About Us


When the Center on Wrongful Convictions (CWC) launched in April 1999, wrongful convictions were viewed as anomalies — rare exceptions to an otherwise well-oiled criminal justice machine. We know now, however, that prisons and death rows around the country are populated by countless individuals who have been wrongly convicted: innocent people doing someone else's time.

The Center on Wrongful Convictions is dedicated to identifying and rectifying wrongful convictions and other serious miscarriages of justice. To date, the Center has exonerated more than forty innocent men, women, and children from states around the country, and it receives thousands of inquiries a year.  The CWC also houses some of the nation's leading legal experts on false confessions and police interrogations and has helped exonerate more than twenty false confessors.

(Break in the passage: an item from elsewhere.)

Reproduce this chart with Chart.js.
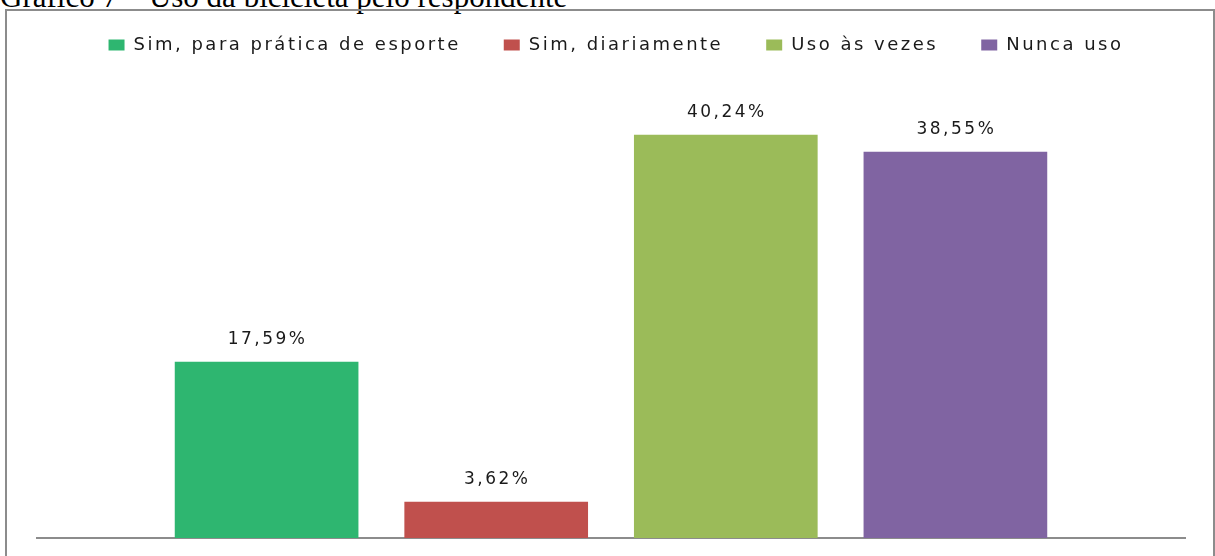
<!DOCTYPE html>
<html lang="pt">
<head>
<meta charset="utf-8">
<title>Uso da bicicleta pelo respondente</title>
<script src="https://cdn.jsdelivr.net/npm/chart.js@4/dist/chart.umd.min.js"></script>
<style>
  html, body { margin: 0; padding: 0; background: #fff; overflow: hidden; }
  body { width: 1215px; height: 556px; position: relative; }
  #titulo {
    position: absolute; left: 0px; top: -19px;
    font-family: "Liberation Serif", "Times New Roman", serif;
    font-size: 31px; line-height: 31px; color: #000; white-space: nowrap;
  }
  #moldura {
    position: absolute; left: 5px; top: 9px; width: 1206px; height: 600px;
    border: 2px solid #8c8c8c;
  }
  #grafico { position: absolute; left: 0; top: 0; }
</style>
</head>
<body>
<div id="titulo">Gráfico 7 – Uso da bicicleta pelo respondente</div>
<div id="moldura"></div>
<canvas id="grafico" width="1215" height="556"></canvas>
<script>
// dados
const categorias = ['Sim, para prática de esporte', 'Sim, diariamente', 'Uso às vezes', 'Nunca uso'];
const percentuais = [17.59, 3.62, 40.24, 38.55];
const cores = ['#2EB670', '#C0504D', '#9BBB59', '#8064A2'];

const fonte = 'DejaVu Sans';
const espacamento = '2.5px';

// o texto do original é bem espaçado, então aplica letterSpacing no contexto
const espacoLetras = {
    id: 'espacoLetras',
    beforeLayout(chart) { chart.ctx.letterSpacing = espacamento; },
    beforeDraw(chart) { chart.ctx.letterSpacing = espacamento; },
    // legenda do original fica um pouco mais à direita que o centro do gráfico
    afterLayout(chart) {
        chart.legend.left += 5;
        chart.legend.right += 5;
    }
};

// rótulos de porcentagem em cima de cada barra
const rotulos = {
    id: 'rotulos',
    afterDatasetsDraw(chart) {
        const ctx = chart.ctx;
        ctx.save();
        ctx.letterSpacing = espacamento;
        ctx.font = '17px "' + fonte + '"';
        ctx.fillStyle = '#1a1a1a';
        ctx.textAlign = 'center';
        ctx.textBaseline = 'middle';
        chart.data.datasets.forEach((ds, i) => {
            const barra = chart.getDatasetMeta(i).data[0];
            const texto = ds.data[0].toFixed(2).replace('.', ',') + '%';
            ctx.fillText(texto, barra.x + 1, barra.y - 22);
        });
        ctx.restore();
    }
};

const datasets = categorias.map((nome, i) => ({
    label: nome,
    data: [percentuais[i]],
    backgroundColor: cores[i],
    borderWidth: 0,
    barPercentage: 0.8,
    categoryPercentage: 0.8
}));

new Chart(document.getElementById('grafico'), {
    type: 'bar',
    data: { labels: [''], datasets: datasets },
    plugins: [espacoLetras, rotulos],
    options: {
        responsive: false,
        animation: false,
        layout: { padding: { top: -7, left: 37, right: 30, bottom: 18 } },
        scales: {
            x: {
                grid: { display: false, drawTicks: false },
                ticks: { display: false },
                border: { display: true, color: '#8c8c8c', width: 2 }
            },
            y: { display: false, min: 0, max: 47.3 }
        },
        plugins: {
            legend: {
                position: 'top',
                labels: {
                    boxWidth: 16,
                    boxHeight: 11,
                    padding: 43,
                    color: '#1a1a1a',
                    font: { family: fonte, size: 18 }
                }
            },
            tooltip: { enabled: false }
        }
    }
});
</script>
</body>
</html>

Together with our partners around the globe, the CWC leverages its clients' real stories of injustice to seek criminal justice reform.  After the CWC helped exonerate six innocent men off Illinois' death row, Illinois abolished the death penalty in 2011.  The CWC's expertise on false confessions has also driven sweeping laws around the nation requiring the electronic recording of interrogations, as well as some of the country's first laws requiring counsel for children in the interrogation room.  The CWC co-founded the National Registry of Exonerations, a database that provides detailed information about known exonerations in the United States since 1989.  CWC faculty members also have published groundbreaking books and articles on the problem of false confessions and engage in public-facing dialogue through traditional and digital media outlets to run educational campaigns about the need for reform.  Together with our partners and the public, we are energized to bring about real criminal justice reform -- so that we can prevent wrongful convictions in the future.